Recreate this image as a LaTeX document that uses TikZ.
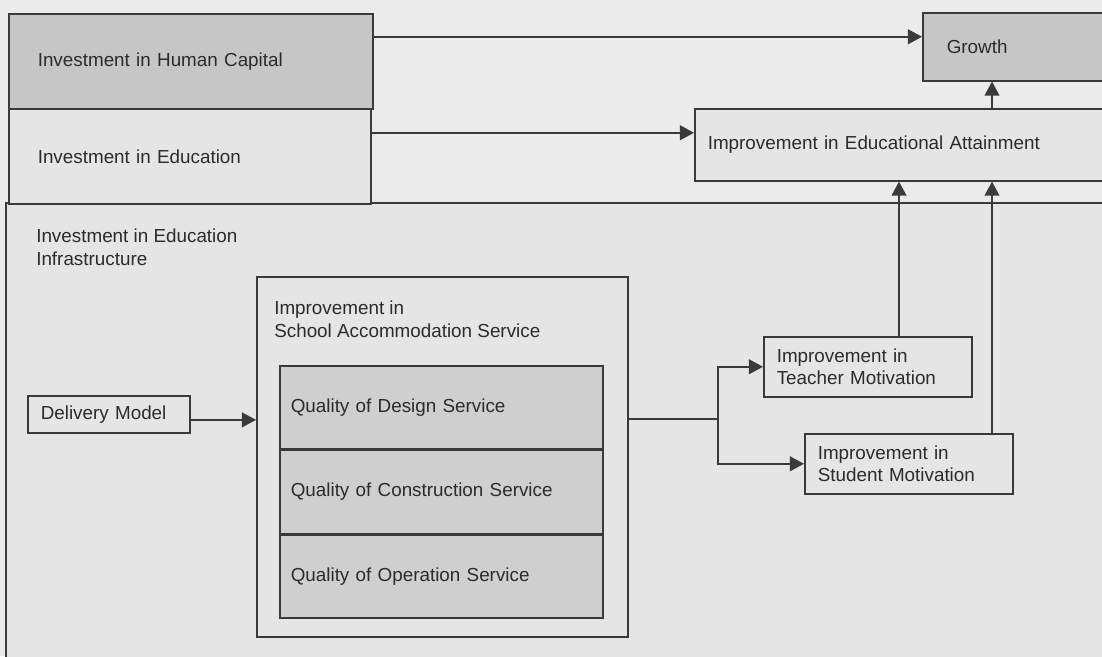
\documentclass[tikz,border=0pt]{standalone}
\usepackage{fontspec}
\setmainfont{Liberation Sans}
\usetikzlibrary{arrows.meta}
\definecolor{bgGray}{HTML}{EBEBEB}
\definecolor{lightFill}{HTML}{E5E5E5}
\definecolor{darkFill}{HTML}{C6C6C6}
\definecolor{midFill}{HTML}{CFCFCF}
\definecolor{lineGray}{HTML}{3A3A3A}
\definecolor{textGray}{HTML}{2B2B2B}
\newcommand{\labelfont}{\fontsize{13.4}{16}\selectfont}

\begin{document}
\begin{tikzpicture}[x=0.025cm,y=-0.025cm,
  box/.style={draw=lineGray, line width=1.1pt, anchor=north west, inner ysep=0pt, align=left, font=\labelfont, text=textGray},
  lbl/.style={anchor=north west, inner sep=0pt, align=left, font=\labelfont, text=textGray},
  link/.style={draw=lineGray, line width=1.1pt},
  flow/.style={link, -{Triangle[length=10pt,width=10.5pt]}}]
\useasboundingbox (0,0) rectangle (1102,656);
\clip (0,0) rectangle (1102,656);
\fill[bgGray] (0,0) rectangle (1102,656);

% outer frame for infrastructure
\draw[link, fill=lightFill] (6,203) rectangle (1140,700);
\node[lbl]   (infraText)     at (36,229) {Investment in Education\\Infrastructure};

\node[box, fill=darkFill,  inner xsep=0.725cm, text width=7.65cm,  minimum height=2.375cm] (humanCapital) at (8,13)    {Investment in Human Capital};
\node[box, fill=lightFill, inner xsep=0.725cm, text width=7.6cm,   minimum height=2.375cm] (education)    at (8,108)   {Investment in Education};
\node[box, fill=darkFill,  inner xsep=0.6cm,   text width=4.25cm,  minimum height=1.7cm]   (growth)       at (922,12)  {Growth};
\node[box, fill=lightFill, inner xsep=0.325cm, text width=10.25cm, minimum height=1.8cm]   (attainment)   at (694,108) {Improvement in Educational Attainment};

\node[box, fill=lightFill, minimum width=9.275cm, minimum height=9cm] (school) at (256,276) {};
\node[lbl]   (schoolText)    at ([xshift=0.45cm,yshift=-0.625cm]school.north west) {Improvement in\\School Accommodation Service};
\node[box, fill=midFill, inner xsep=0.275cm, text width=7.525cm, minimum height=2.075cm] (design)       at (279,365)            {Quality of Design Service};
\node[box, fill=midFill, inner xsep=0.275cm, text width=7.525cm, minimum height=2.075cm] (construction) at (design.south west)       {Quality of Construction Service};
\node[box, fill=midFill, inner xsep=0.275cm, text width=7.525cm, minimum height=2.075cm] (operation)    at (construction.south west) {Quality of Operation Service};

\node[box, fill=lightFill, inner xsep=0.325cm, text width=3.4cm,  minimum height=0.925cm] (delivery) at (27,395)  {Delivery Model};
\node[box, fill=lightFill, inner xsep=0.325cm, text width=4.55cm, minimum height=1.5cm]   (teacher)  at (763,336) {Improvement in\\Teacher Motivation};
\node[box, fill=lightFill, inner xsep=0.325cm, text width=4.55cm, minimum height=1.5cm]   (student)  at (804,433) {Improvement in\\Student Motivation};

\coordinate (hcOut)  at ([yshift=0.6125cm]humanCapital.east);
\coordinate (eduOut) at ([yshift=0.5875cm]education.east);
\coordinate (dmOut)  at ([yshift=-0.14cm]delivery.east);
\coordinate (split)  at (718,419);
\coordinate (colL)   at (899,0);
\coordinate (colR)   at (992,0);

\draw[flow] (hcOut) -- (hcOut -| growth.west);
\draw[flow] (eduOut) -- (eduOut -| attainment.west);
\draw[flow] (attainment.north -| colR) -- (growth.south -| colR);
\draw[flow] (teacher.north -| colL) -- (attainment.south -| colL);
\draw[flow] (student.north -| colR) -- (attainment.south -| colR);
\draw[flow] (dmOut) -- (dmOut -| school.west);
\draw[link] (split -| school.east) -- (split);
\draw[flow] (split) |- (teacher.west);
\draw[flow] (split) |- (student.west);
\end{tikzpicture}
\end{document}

◆ Problem statement:
Print the listing above in full, exactly as written. Omit any pictures.

◆ Written answer:
Recreate this image as a LaTeX document that uses TikZ.
\documentclass[tikz,border=0pt]{standalone}
\usepackage{fontspec}
\setmainfont{Liberation Sans}
\usetikzlibrary{arrows.meta}
\definecolor{bgGray}{HTML}{EBEBEB}
\definecolor{lightFill}{HTML}{E5E5E5}
\definecolor{darkFill}{HTML}{C6C6C6}
\definecolor{midFill}{HTML}{CFCFCF}
\definecolor{lineGray}{HTML}{3A3A3A}
\definecolor{textGray}{HTML}{2B2B2B}
\newcommand{\labelfont}{\fontsize{13.4}{16}\selectfont}

\begin{document}
\begin{tikzpicture}[x=0.025cm,y=-0.025cm,
  box/.style={draw=lineGray, line width=1.1pt, anchor=north west, inner ysep=0pt, align=left, font=\labelfont, text=textGray},
  lbl/.style={anchor=north west, inner sep=0pt, align=left, font=\labelfont, text=textGray},
  link/.style={draw=lineGray, line width=1.1pt},
  flow/.style={link, -{Triangle[length=10pt,width=10.5pt]}}]
\useasboundingbox (0,0) rectangle (1102,656);
\clip (0,0) rectangle (1102,656);
\fill[bgGray] (0,0) rectangle (1102,656);

% outer frame for infrastructure
\draw[link, fill=lightFill] (6,203) rectangle (1140,700);
\node[lbl]   (infraText)     at (36,229) {Investment in Education\\Infrastructure};

\node[box, fill=darkFill,  inner xsep=0.725cm, text width=7.65cm,  minimum height=2.375cm] (humanCapital) at (8,13)    {Investment in Human Capital};
\node[box, fill=lightFill, inner xsep=0.725cm, text width=7.6cm,   minimum height=2.375cm] (education)    at (8,108)   {Investment in Education};
\node[box, fill=darkFill,  inner xsep=0.6cm,   text width=4.25cm,  minimum height=1.7cm]   (growth)       at (922,12)  {Growth};
\node[box, fill=lightFill, inner xsep=0.325cm, text width=10.25cm, minimum height=1.8cm]   (attainment)   at (694,108) {Improvement in Educational Attainment};

\node[box, fill=lightFill, minimum width=9.275cm, minimum height=9cm] (school) at (256,276) {};
\node[lbl]   (schoolText)    at ([xshift=0.45cm,yshift=-0.625cm]school.north west) {Improvement in\\School Accommodation Service};
\node[box, fill=midFill, inner xsep=0.275cm, text width=7.525cm, minimum height=2.075cm] (design)       at (279,365)            {Quality of Design Service};
\node[box, fill=midFill, inner xsep=0.275cm, text width=7.525cm, minimum height=2.075cm] (construction) at (design.south west)       {Quality of Construction Service};
\node[box, fill=midFill, inner xsep=0.275cm, text width=7.525cm, minimum height=2.075cm] (operation)    at (construction.south west) {Quality of Operation Service};

\node[box, fill=lightFill, inner xsep=0.325cm, text width=3.4cm,  minimum height=0.925cm] (delivery) at (27,395)  {Delivery Model};
\node[box, fill=lightFill, inner xsep=0.325cm, text width=4.55cm, minimum height=1.5cm]   (teacher)  at (763,336) {Improvement in\\Teacher Motivation};
\node[box, fill=lightFill, inner xsep=0.325cm, text width=4.55cm, minimum height=1.5cm]   (student)  at (804,433) {Improvement in\\Student Motivation};

\coordinate (hcOut)  at ([yshift=0.6125cm]humanCapital.east);
\coordinate (eduOut) at ([yshift=0.5875cm]education.east);
\coordinate (dmOut)  at ([yshift=-0.14cm]delivery.east);
\coordinate (split)  at (718,419);
\coordinate (colL)   at (899,0);
\coordinate (colR)   at (992,0);

\draw[flow] (hcOut) -- (hcOut -| growth.west);
\draw[flow] (eduOut) -- (eduOut -| attainment.west);
\draw[flow] (attainment.north -| colR) -- (growth.south -| colR);
\draw[flow] (teacher.north -| colL) -- (attainment.south -| colL);
\draw[flow] (student.north -| colR) -- (attainment.south -| colR);
\draw[flow] (dmOut) -- (dmOut -| school.west);
\draw[link] (split -| school.east) -- (split);
\draw[flow] (split) |- (teacher.west);
\draw[flow] (split) |- (student.west);
\end{tikzpicture}
\end{document}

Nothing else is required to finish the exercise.